Nobel per la Pace a Narges Mohammadi, attivista per i diritti delle donne iraniane

Narges Mohammadi. (Niklas Elmehed © Nobel Prize Outreach)

MADRID. – Il comitato del premio Nobel per la Pace di Oslo il Comitato norvegese per il Nobel ha assegnato il Premio Nobel per la pace 2023 a Narges Mohammadi per la sua lotta contro l’oppressione delle donne in Iran e per la promozione dei diritti umani e della libertà per tutti. La sua coraggiosa lotta ha comportato enormi costi personali, spiega il Comitato nelle motivazioni: complessivamente, il regime l’ha arrestata 13 volte, condannata cinque volte e condannata a un totale di 31 anni di carcere e 154 frustate.

La signora Mohammadi è tuttora in prigione. Con Narges Mohammadi, il Comitato ha voluto premiare tutta la protesta della società civile iraniana, divampata dopo che nel settembre 2022 una giovane donna curda iraniana, Mahsa Jina Amini, è stata uccisa mentre era sotto custodia della polizia morale. La sua uccisione ha innescato le più grandi manifestazioni politiche contro il regime teocratico iraniano da quando è salito al potere nel 1979.

Con lo slogan Donna –Vita –Libertà, centinaia di migliaia di iraniani hanno preso parte a proteste pacifiche contro la brutalità e l’oppressione delle donne da parte delle autorità. Il regime ha represso duramente le proteste: oltre 500 manifestanti sono stati uccisi. Migliaia sono rimasti feriti, molti dei quali sono rimasti accecati dai proiettili di gomma sparati dalla polizia.

Almeno 20mila persone sono state arrestate e tenute in custodia dal regime. Proprio in questi giorni, un caso simile di una ragazza sedicenne picchiata e finita in coma probabilmente per il stile occidentale, potrebbe portare a una recrudescenza delle proteste e della repressione.

Una “coraggiosa lotta”

Attivista sin dagli anni ’90, Narges Mohammadi nel 2003 è stata coinvolta nel Centro per i difensori dei diritti umani di Teheran, un’organizzazione fondata dal premio Nobel per la pace Shirin Ebadi. Nel 2011 la signora Mohammadi è stata arrestata per la prima volta e condannata a molti anni di reclusione per i suoi sforzi volti ad assistere gli attivisti incarcerati e le loro famiglie. Due anni dopo, dopo il suo rilascio su cauzione, la signora Mohammadi si è immersa in una campagna contro l’uso della pena di morte.

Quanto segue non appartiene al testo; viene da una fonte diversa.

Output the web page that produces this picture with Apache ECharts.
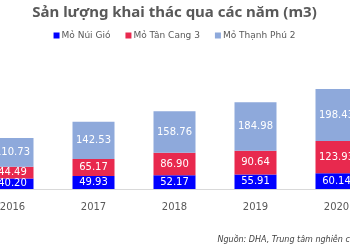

Con l’ondata di proteste dello scorso anno, Mohammadi ha assunto la guida della rivolta anche dal carcere, esprimendo sostegno ai manifestanti e organizzando azioni di solidarietà tra i suoi compagni detenuti. Le autorità carcerarie hanno risposto imponendo condizioni ancora più severe, che non hanno impedito però alla futura premio Nobel far uscire di nascosto un articolo che il New York Times pubblicò in occasione del primo anniversario dell’uccisione di Mahsa Jina Amini, il cui messaggio era: “Più di noi vengono rinchiusi, più diventiamo forti”.

Assegnandole il Premio Nobel per la pace di quest’anno, il Comitato norvegese per il Nobel “desidera onorare la sua coraggiosa lotta per i diritti umani, la libertà e la democrazia in Iran. Il Premio per la Pace di quest’anno riconosce anche le centinaia di migliaia di persone che, l’anno precedente, hanno manifestato contro le politiche di discriminazione e oppressione del regime teocratico nei confronti delle donne. Solo abbracciando la parità di diritti per tutti il mondo potrà raggiungere la fraternità tra le nazioni che Alfred Nobel cercò di promuovere”.